Certainly young ljn would have had valuable contributions to make, but the self-professed introvert was, for some reason, not comfortable with the face-to-face, dialogue-oriented interaction her teacher prescribed.  This commenter’s chosen career in science makes me think he or she might be an S (sensing) type of problem solver: fact-oriented, considerate of the components that have produced the situation, interested in researching the cause-and-effect aspect.

ljn might also be an F (feeling) type: attuned to the feelings of his or her peers, which might have caused internal conflict at a young age when he or she might have felt different from the other members of the group because of his or her unique vantage point.  Sensitive to all of this, and more comfortable processing information in his or her own mind rather than out loud, it is understandable that this person did not like the structure of group work in school.

But does ljn‘s experience mean, as author Cain’s article suggests, that collaboration will turn us into a mediocre society?

In a word: no.  I have seen collaboration in action in an all-boys private school in the Northeast, where 5th graders build presentations on shared Google docs about topics such as ancient Egypt.  They are abuzz with excitement, sprawled out in the hall, editing the presentation, adding cool pictures and details while their teacher Tweets homework assignments with interesting bonus facts and images of Egyptian relics, fact-of-the-day style.

Some of the boys take responsibility for editing the text of the presentation, some are better at formatting the slides, some are writing Google queries with great imagination, which bring results that send the boys into fits of giggles, awed silence, and even quiet contemplation as they ramble around the internet in search of appropriate details.

They feel like they’re playing, but they are producing impressive results.  When less-than-impressive, the teacher critiques the work according to a well-defined rubric and shows them exactly how to improve.

They all know how to do each step, sometimes they work together, sometimes alone… and yet still together, as they each have access to the most immediate version of the project through their assigned laptop.

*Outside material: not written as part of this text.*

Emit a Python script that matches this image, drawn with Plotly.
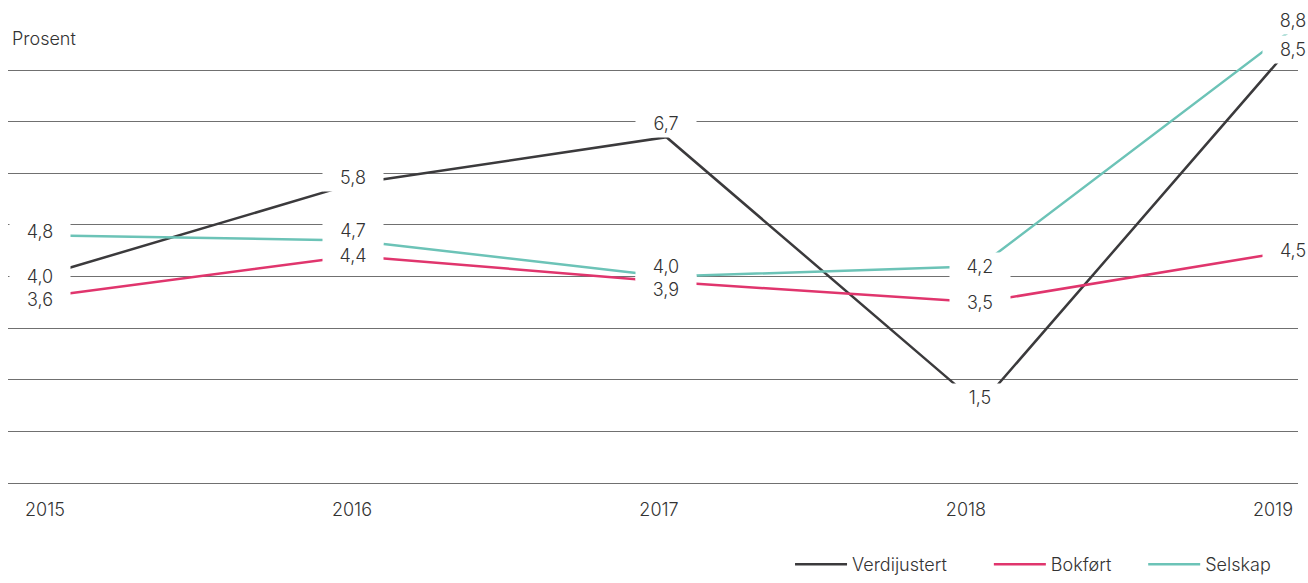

Are they dumbing each other down?  Hardly!  They are in competition for the coolest fact, the best formatting, the least number of spelling errors on the text, the most interesting picture…  Why?  Because who doesn’t want to be the best at something?  And if the ability to find your own niche and be the best in the way that makes the most sense to you is in your hands, you’re going to find it, even if you are 10 years old and working on a project for school, even if you don’t care about grades or school or Egypt, you’ll still want to know that you are the best at something.

Even better, you get to be competitive from the privacy of your own little hideaway under a table, down the hall, in the corner of the room, or wherever your best little working nook might be.

I wonder if ljn might have been happier with a collaborative project in a classroom like that ?

If all of this “type” classification intrigues you, visit the Myers Briggs website or pick up a copy of Do What You Are: Discover the Perfect Career for You Through the Secrets of Personality Type, by Paul D. Tieger and Barbara Barron.  The career book takes each of the 16 different personality types and forecasts, based on decades of research, careers that are typically satisfying to particular types.  According to this book,  ljn would likely be an ISFP (Introverted, Sensing, Feeling, Perceiving), who would enjoy — you guessed it — a career in science.

What are you?  What am I?  And why does all of this matter?

As we prepare our school to go boldly where many are tending to go… and discovering incredible opportunities and also pitfalls along the way… we must consider how we will instruct our various learners to help them to achieve 21st Century skills like the ability to collaborate.

Tieger, Paul D., and Barron, Barbara.  Do What You Are: Discover the Perfect Career for You Through the Secrets of Personality Type. New York: Little, Brown and Co., 2007.